» **EXERCISE INSTRUCTIONS**
Gather every line below where "picture" appears.

» **DATASET CONTENT**
= = = =
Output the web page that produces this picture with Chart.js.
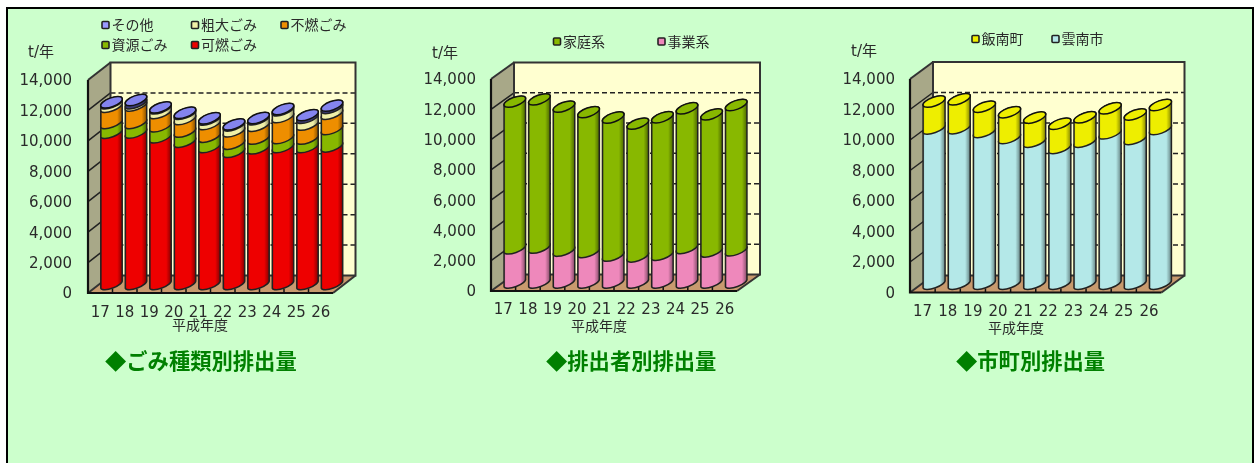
<!DOCTYPE html>
<html lang="ja"><head><meta charset="utf-8">
<style>
html,body{margin:0;padding:0;background:#fff;width:1254px;height:463px;overflow:hidden}
#frame{position:absolute;left:6px;top:7px;width:1244px;height:470px;border:2px solid #000;background:#CCFFCC}
canvas{position:absolute;filter:blur(.3px)}
</style>
<script src="https://cdn.jsdelivr.net/npm/chart.js@4/dist/chart.umd.min.js"></script>
</head><body><div id="frame"></div>
<canvas id="c1" width="407" height="453" style="left:8px;top:10px"></canvas>
<canvas id="c2" width="420" height="453" style="left:415px;top:10px"></canvas>
<canvas id="c3" width="415" height="453" style="left:835px;top:10px"></canvas>
<script>
// ---- data (t/year) ----
const years = ['17','18','19','20','21','22','23','24','25','26'];
const yTicksMax = 14000, yTickStep = 2000;
const kanen   = [9940,9950,9640,9350,9000,8680,8910,9000,9000,9040];
const shigen  = [640,630,720,660,680,540,640,590,550,1140];
const funen   = [1070,1150,880,830,830,810,850,1380,920,1010];
const sodai   = [230,150,300,340,300,390,430,450,450,380];
const sonota  = [80,230,90,90,100,90,100,100,200,170];
const jigyo   = [2250,2300,2100,2010,1770,1720,1830,2280,2050,2120];
const katei   = [9710,9810,9530,9260,9140,8790,9100,9240,9070,9620];
const unnan   = [10180,10200,9950,9550,9310,8900,9310,9860,9490,10140];
const iinan   = [1780,1910,1680,1720,1600,1610,1620,1660,1630,1600];

const LATIN = '"DejaVu Sans","Noto Sans CJK JP",sans-serif';
const CJK = '"Noto Sans CJK JP",sans-serif';
const INK = '#2a2a2a';

function mix(hex, k){ // darken a colour towards black
  const n = parseInt(hex.slice(1),16);
  const c = [n>>16,(n>>8)&255,n&255].map(v=>Math.round(v*(1-k)));
  return `rgb(${c[0]},${c[1]},${c[2]})`;
}

const cylinder3d = {
  id:'cylinder3d',
  beforeDatasetDraw(){ return false; },
  beforeDatasetsDraw(chart){
    const o = chart.options.plugins.cylinder3d, c = chart.ctx, a = chart.chartArea;
    const dx=o.dx, dy=o.dy, y=chart.scales.y, x=chart.scales.x;
    c.save();
    c.fillStyle='#FFFFD0';
    c.fillRect(a.left+dx,a.top-dy,a.width,a.height);
    c.fillStyle='#A8A888';
    c.beginPath();c.moveTo(a.left,a.top);c.lineTo(a.left+dx,a.top-dy);c.lineTo(a.left+dx,a.bottom-dy);c.lineTo(a.left,a.bottom);c.closePath();c.fill();
    c.fillStyle='#C89A6E';
    c.beginPath();c.moveTo(a.left,a.bottom);c.lineTo(a.left+dx,a.bottom-dy);c.lineTo(a.right+dx,a.bottom-dy);c.lineTo(a.right,a.bottom);c.closePath();c.fill();
    c.strokeStyle='#222';c.lineWidth=1.5;
    y.ticks.forEach(t=>{
      const p=y.getPixelForValue(t.value);
      if(t.value>0 && t.value<yTicksMax){
        c.setLineDash([5,3]);
        c.beginPath();c.moveTo(a.left+dx,p-dy);c.lineTo(a.right+dx,p-dy);c.stroke();
        c.setLineDash([]);
        c.beginPath();c.moveTo(a.left,p);c.lineTo(a.left+dx,p-dy);c.stroke();
      }
    });
    c.setLineDash([]);
    c.strokeStyle='#333';c.lineWidth=2;
    c.strokeRect(a.left+dx,a.top-dy,a.width,a.height);
    c.beginPath();c.moveTo(a.left,a.top);c.lineTo(a.left+dx,a.top-dy);c.stroke();
    c.beginPath();c.moveTo(a.right,a.bottom);c.lineTo(a.right+dx,a.bottom-dy);c.stroke();
    c.beginPath();c.moveTo(a.left,a.bottom);c.lineTo(a.left+dx,a.bottom-dy);c.stroke();
    c.strokeStyle='#111';c.lineWidth=2.2;
    c.beginPath();c.moveTo(a.left,a.top);c.lineTo(a.left,a.bottom);c.lineTo(a.right,a.bottom);c.stroke();
    c.lineWidth=1.5;
    const step=a.width/x.ticks.length;
    for(let i=1;i<x.ticks.length;i++){
      const px=a.left+i*step;
      c.beginPath();c.moveTo(px,a.bottom);c.lineTo(px,a.bottom-4);c.stroke();
    }
    c.restore();
  },
  afterDatasetsDraw(chart){
    const o = chart.options.plugins.cylinder3d, c = chart.ctx;
    const dx=o.dx, dy=o.dy, rot=-20*Math.PI/180, ry=4;
    const n=chart.data.datasets.length;
    chart.data.datasets.forEach((ds,di)=>{
      const meta=chart.getDatasetMeta(di);
      meta.data.forEach(el=>{
        const cx=el.x+dx/2, yT=el.y-dy/2, yB=el.base-dy/2, rx=el.width/2;
        const side=ds.sideColor||ds.backgroundColor;
        const g=c.createLinearGradient(cx-rx,0,cx+rx,0);
        g.addColorStop(0,mix(side,.4));g.addColorStop(.1,side);
        g.addColorStop(.75,side);g.addColorStop(1,mix(side,.5));
        c.save();
        c.beginPath();
        c.ellipse(cx,yB,rx,ry,rot,0,Math.PI);
        c.ellipse(cx,yT,rx,ry,rot,Math.PI,2*Math.PI);
        c.closePath();
        c.fillStyle=g;c.fill();
        c.strokeStyle='#222';c.lineWidth=1.5;c.stroke();
        if(di===n-1){
          c.beginPath();c.ellipse(cx,yT,rx,ry+.4,rot,0,2*Math.PI);
          c.fillStyle=ds.backgroundColor;c.fill();
          c.strokeStyle='#111';c.lineWidth=1.5;c.stroke();
        }
        c.restore();
      });
    });
  },
  afterDraw(chart){
    const o = chart.options.plugins.cylinder3d, c = chart.ctx;
    const P=o.panel, X=v=>v-P.x, Y=v=>v-P.y;
    c.save();
    c.textBaseline='middle';c.fillStyle=INK;
    c.font=`15px ${LATIN}`;c.textAlign='left';
    c.fillText('t/年',X(o.unit[0]),Y(o.unit[1]));
    c.font=`14px ${CJK}`;c.textAlign='center';
    c.fillText('平成年度',X(o.axisTitle[0]),Y(o.axisTitle[1]));
    c.textAlign='left';
    o.legend.forEach(it=>{
      const ds=chart.data.datasets[it.ds];
      c.fillStyle=ds.legendColor||ds.backgroundColor;
      c.strokeStyle='#222';c.lineWidth=1.6;
      c.beginPath();c.roundRect(X(it.x)+1,Y(it.y)-3.5,7,7,1);c.fill();c.stroke();
      c.fillStyle=INK;
      c.font=`14px ${CJK}`;
      c.fillText(ds.label,X(it.x)+10.5,Y(it.y));
    });
    c.font=`bold 21.3px ${CJK}`;c.fillStyle='#008000';c.textAlign='left';
    c.fillText(o.heading,X(o.headingAt[0]),Y(o.headingAt[1]));
    c.restore();
  }
};
Chart.register(cylinder3d);

function nudgeLabels(s){ // y tick digits sit slightly low, as in the reference
  if(s._nudged) return;
  s._nudged=true;
  const d=s.drawLabels;
  s.drawLabels=function(a){this.ctx.save();this.ctx.translate(0,1.5);d.call(this,a);this.ctx.restore();};
}

function build(id,panel,F,dx,dy,datasets,extra,yPad,xPad){
  const yw=72,xh=30;
  new Chart(document.getElementById(id),{
    type:'bar',
    data:{labels:years,datasets},
    options:{
      responsive:false,animation:false,
      layout:{padding:{left:F.l-panel.x-yw,top:F.t-panel.y,right:panel.x+panel.w-F.r,bottom:panel.h-(F.b-panel.y)-xh}},
      datasets:{bar:{categoryPercentage:.93,barPercentage:1}},
      plugins:{legend:{display:false},tooltip:{enabled:false},
        cylinder3d:Object.assign({dx,dy,panel},extra)},
      scales:{
        x:{stacked:true,grid:{display:false,drawTicks:false},border:{display:false},afterFit(s){s.height=xh;},
          ticks:{autoSkip:false,maxRotation:0,minRotation:0,padding:xPad,color:INK,font:{family:LATIN,size:15}}},
        y:{stacked:true,min:0,max:yTicksMax,grid:{display:false,drawTicks:false},border:{display:false},afterFit(s){s.width=yw;},afterUpdate:nudgeLabels,
          ticks:{stepSize:yTickStep,padding:yPad,color:INK,font:{family:LATIN,size:15},
            callback:v=>v.toLocaleString('en-US')}}
      }
    }
  });
}

build('c1',{x:8,y:10,w:407,h:453},{l:88,r:333,t:80,b:293},22.5,17.5,[
  {label:'可燃ごみ',data:kanen,backgroundColor:'#EE0000'},
  {label:'資源ごみ',data:shigen,backgroundColor:'#88B800'},
  {label:'不燃ごみ',data:funen,backgroundColor:'#EE8E00'},
  {label:'粗大ごみ',data:sodai,backgroundColor:'#F0F0A8'},
  {label:'その他',data:sonota,backgroundColor:'#8484EE',sideColor:'#3C3C78',legendColor:'#9999FF'}
],{unit:[28,53],axisTitle:[200,325],heading:'◆ごみ種類別排出量',headingAt:[105,361],
  legend:[{ds:4,x:101,y:25},{ds:3,x:190.5,y:25},{ds:2,x:280,y:25},{ds:1,x:101,y:45},{ds:0,x:190.5,y:45}]},16,11);

build('c2',{x:415,y:10,w:420,h:453},{l:491,r:737,t:79,b:291},23,16.5,[
  {label:'事業系',data:jigyo,backgroundColor:'#EE88BB'},
  {label:'家庭系',data:katei,backgroundColor:'#88B800'}
],{unit:[432,54],axisTitle:[599,325.5],heading:'◆排出者別排出量',headingAt:[546,361],
  legend:[{ds:1,x:552.5,y:41.5},{ds:0,x:657,y:41.5}]},15,10);

build('c3',{x:835,y:10,w:415,h:453},{l:910,r:1161.5,t:79,b:292.5},23,17,[
  {label:'雲南市',data:unnan,backgroundColor:'#B4E8E8'},
  {label:'飯南町',data:iinan,backgroundColor:'#EEEE00'}
],{unit:[851,52],axisTitle:[1016,327.5],heading:'◆市町別排出量',headingAt:[956,361],
  legend:[{ds:1,x:971,y:39},{ds:0,x:1051,y:39}]},15,11);
</script></body></html>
= = = =
» **THE COMPLETED TASK**
Output the web page that produces this picture with Chart.js.

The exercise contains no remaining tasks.